Take the listing from its first line through the line that contains "bold_font = ['Roboto', 'DejaVu Sans']" and please retype those lines exactly, leaving out the pictures.

· · · · ·

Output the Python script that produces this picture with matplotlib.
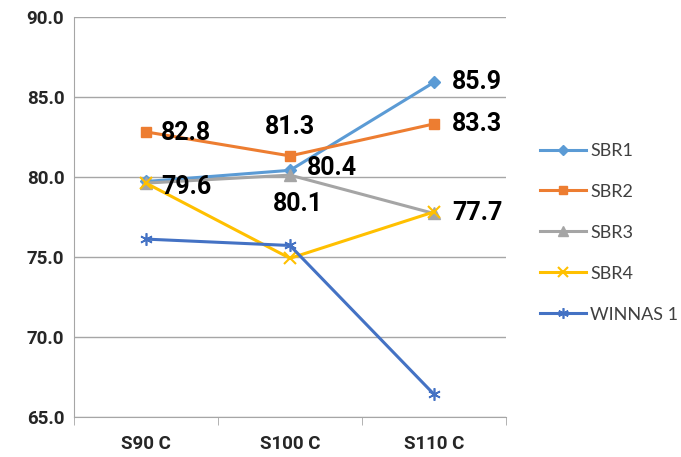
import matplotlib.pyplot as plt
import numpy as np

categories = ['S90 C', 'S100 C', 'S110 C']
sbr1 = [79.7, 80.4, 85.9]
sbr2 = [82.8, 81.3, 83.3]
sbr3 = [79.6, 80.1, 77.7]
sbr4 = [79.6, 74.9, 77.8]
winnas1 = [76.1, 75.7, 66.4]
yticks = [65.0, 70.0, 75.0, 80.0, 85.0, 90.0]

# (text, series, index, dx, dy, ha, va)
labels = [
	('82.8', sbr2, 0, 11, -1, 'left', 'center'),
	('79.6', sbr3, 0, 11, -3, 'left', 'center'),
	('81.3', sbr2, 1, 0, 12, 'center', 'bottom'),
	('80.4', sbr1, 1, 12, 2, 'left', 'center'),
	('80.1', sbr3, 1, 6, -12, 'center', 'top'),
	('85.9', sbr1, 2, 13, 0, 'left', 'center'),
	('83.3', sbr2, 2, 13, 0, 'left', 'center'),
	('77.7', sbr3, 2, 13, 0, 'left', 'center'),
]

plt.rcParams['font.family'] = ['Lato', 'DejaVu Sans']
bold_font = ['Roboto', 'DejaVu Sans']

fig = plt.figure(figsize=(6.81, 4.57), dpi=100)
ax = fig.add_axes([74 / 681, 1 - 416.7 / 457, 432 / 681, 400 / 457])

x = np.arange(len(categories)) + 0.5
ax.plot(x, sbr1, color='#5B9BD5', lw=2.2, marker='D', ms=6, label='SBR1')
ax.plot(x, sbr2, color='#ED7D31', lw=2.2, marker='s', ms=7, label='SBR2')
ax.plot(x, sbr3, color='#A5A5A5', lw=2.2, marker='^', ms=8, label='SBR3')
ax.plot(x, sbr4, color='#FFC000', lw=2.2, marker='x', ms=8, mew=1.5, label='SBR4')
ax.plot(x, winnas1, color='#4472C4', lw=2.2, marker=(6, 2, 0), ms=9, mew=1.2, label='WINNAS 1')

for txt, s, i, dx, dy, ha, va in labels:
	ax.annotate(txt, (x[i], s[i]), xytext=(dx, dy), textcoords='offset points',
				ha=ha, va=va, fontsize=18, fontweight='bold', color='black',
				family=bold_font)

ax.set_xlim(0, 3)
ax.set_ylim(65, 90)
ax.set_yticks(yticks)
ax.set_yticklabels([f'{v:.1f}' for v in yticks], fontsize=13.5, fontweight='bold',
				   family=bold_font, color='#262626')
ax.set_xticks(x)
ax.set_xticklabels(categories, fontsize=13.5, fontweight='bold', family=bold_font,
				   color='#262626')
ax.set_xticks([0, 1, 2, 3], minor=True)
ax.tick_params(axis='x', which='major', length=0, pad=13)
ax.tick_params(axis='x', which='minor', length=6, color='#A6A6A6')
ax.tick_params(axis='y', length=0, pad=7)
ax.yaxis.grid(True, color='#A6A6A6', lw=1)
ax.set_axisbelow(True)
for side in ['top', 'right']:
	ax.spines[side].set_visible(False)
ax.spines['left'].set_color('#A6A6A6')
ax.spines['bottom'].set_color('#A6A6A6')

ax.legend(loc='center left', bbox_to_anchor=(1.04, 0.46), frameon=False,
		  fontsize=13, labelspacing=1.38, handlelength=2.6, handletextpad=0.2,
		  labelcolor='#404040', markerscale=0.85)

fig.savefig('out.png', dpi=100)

· · · · ·

Answer to the exercise:
Output the Python script that produces this picture with matplotlib.
import matplotlib.pyplot as plt
import numpy as np

categories = ['S90 C', 'S100 C', 'S110 C']
sbr1 = [79.7, 80.4, 85.9]
sbr2 = [82.8, 81.3, 83.3]
sbr3 = [79.6, 80.1, 77.7]
sbr4 = [79.6, 74.9, 77.8]
winnas1 = [76.1, 75.7, 66.4]
yticks = [65.0, 70.0, 75.0, 80.0, 85.0, 90.0]

# (text, series, index, dx, dy, ha, va)
labels = [
	('82.8', sbr2, 0, 11, -1, 'left', 'center'),
	('79.6', sbr3, 0, 11, -3, 'left', 'center'),
	('81.3', sbr2, 1, 0, 12, 'center', 'bottom'),
	('80.4', sbr1, 1, 12, 2, 'left', 'center'),
	('80.1', sbr3, 1, 6, -12, 'center', 'top'),
	('85.9', sbr1, 2, 13, 0, 'left', 'center'),
	('83.3', sbr2, 2, 13, 0, 'left', 'center'),
	('77.7', sbr3, 2, 13, 0, 'left', 'center'),
]

plt.rcParams['font.family'] = ['Lato', 'DejaVu Sans']
bold_font = ['Roboto', 'DejaVu Sans']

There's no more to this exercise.